[26] FOURTH DAY.
        A first-rate 
          Blessing.  The Duke d'Alafoens' Chateau.  The great Highway 
          to the Caldas.  Extensive Fertility.  Cadafaiz.  Boundless 
          Vineyard.  Eggs of the Sun.  A calm Retirement.  Peaceful 
          State of Portugal compared to other parts of the Continent.
          
          
          6th June.
          
          AT length it pleased heaven to inspire the Grand Prior with sufficient 
          resolution to proceed; the last dregs of excuses for loitering being 
          exhausted. The air had become much cooler; and the sun being overcast, 
          we experienced a first-rate blessing  that of travelling under 
          a canopy of clouds, which had the kindness not to disperse till we passed 
          Al Priate, a chateau belonging to the Duke d'Alafoens.
          This sumptuous abode, with pompous [27] high roofs, and courts, and 
          avenues, as Frenchified as their illustrious master, is placed in a 
          valley which would have been pleasant enough had any other trees except 
          the pale leaden-coloured olive happened to predominate.
          After jolting along in rather a convulsive manner for about a league, 
          and receiving many a pinch from my alarmed and nervous companion, we 
          emerged from a chaos of ruts and sandbanks into the great highway which 
          leads to the Caldas through Alhandra, Povos, and Villa Franca.
          All these places, not unpleasantly situated on the banks of the Tagus, 
          have quintas, palaces, and fidalgos, as well as their betters; but the 
          country which surrounds them is pretty nearly as flat, and as rich in 
          ditches, sluices, and other means of irrigation, as the environs of 
          Antwerp itself. Her most faithful majesty sometimes resorting to the 
          Caldas, the road is kept in tolerable repair.
          [28] At every league, pedestals with vases upon them meet the eye; and 
          at no very distant intervals, architectural fountains, which have not 
          yet entirely forgotten the purpose for which they were erected, and 
          still contrive to dribble out a scanty and turbid stream.
          As we approached Carregado, scenes of boundless plenty began to expand 
          themselves; unlimited fields of Turkish corn, fine barley, and black 
          Sicilian wheat, the ears bending to the ground with their weight.
          We now abandoned the high road in order to reach Cadafaiz, another ample 
          domain under the government of our hospitable friend, where we arrived 
          late in the afternoon. There we found ourselves in a most comfortable 
          antiquated mansion, perfectly cool and clean; the floors neatly matted, 
          the tables covered with the finest white linen, and, in bright clear 
          caraffes of Venetian glass, the most [27] beautiful carnations I ever 
          met with, even at Genoa in the Durazzo Gardens.

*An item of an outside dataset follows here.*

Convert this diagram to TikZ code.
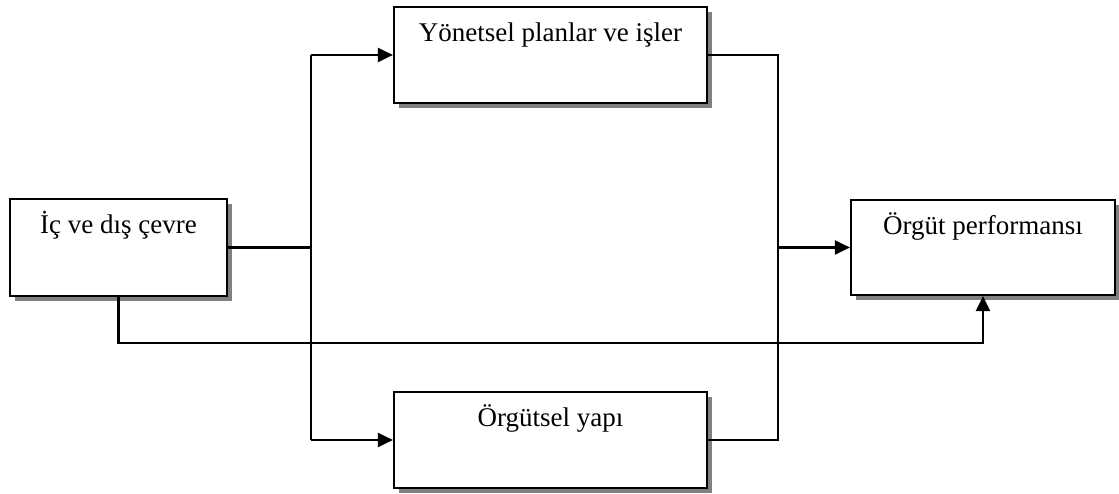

          The wide latticed windows of the apartment allotted to me commanded 
          the view of a boundless vineyard in full luxuriant leaf, divided by 
          long broad tracts of thyme and camomile, admirably well kept and nicely 
          weeded. From this immense sea of green leaves rose a number of plum, 
          pear, orange, and apricot trees; the latter procured by the monks directly 
          from Damascus, and bearing, as I can testify, that most delicious fruit 
          of its kind called "eggs of the sun" by the Persians;  
          even insects and worms seem to respect it, for no trace could I discover 
          of their having preyed on its smooth glowing rind and surrounding foliage.
          Beyond these truly Hesperian orchards, very lofty hills swell into the 
          most picturesque forms, varied by ledges of rock, and completely inclose 
          this calm retirement; wild healthful spots of delicate herbage, [30] 
          which the goats and sheep, whose bells I heard tinkling in the distance, 
          are scarcely more partial to than myself.
          How often, contrasting my present situation with the horrid disturbed 
          state of almost every part of the Continent, did I bless the hour when 
          my steps were directed to Portugal! As I sat in the nook of my retired 
          window, I looked with complacency on a roof which sheltered no scheming 
          hypocrites, on tables, on which perhaps no newspaper had ever been thrown, 
          and on neat white pillows, guiltless of propping up the heads of those 
          assassins of real prosperity  political adventurers. The very 
          air which kept playing around my temples seemed to breathe contentment; 
          it was genially warm, not oppressive, and brought with it the intermingled 
          fragrance of mountain herbs and native flowers.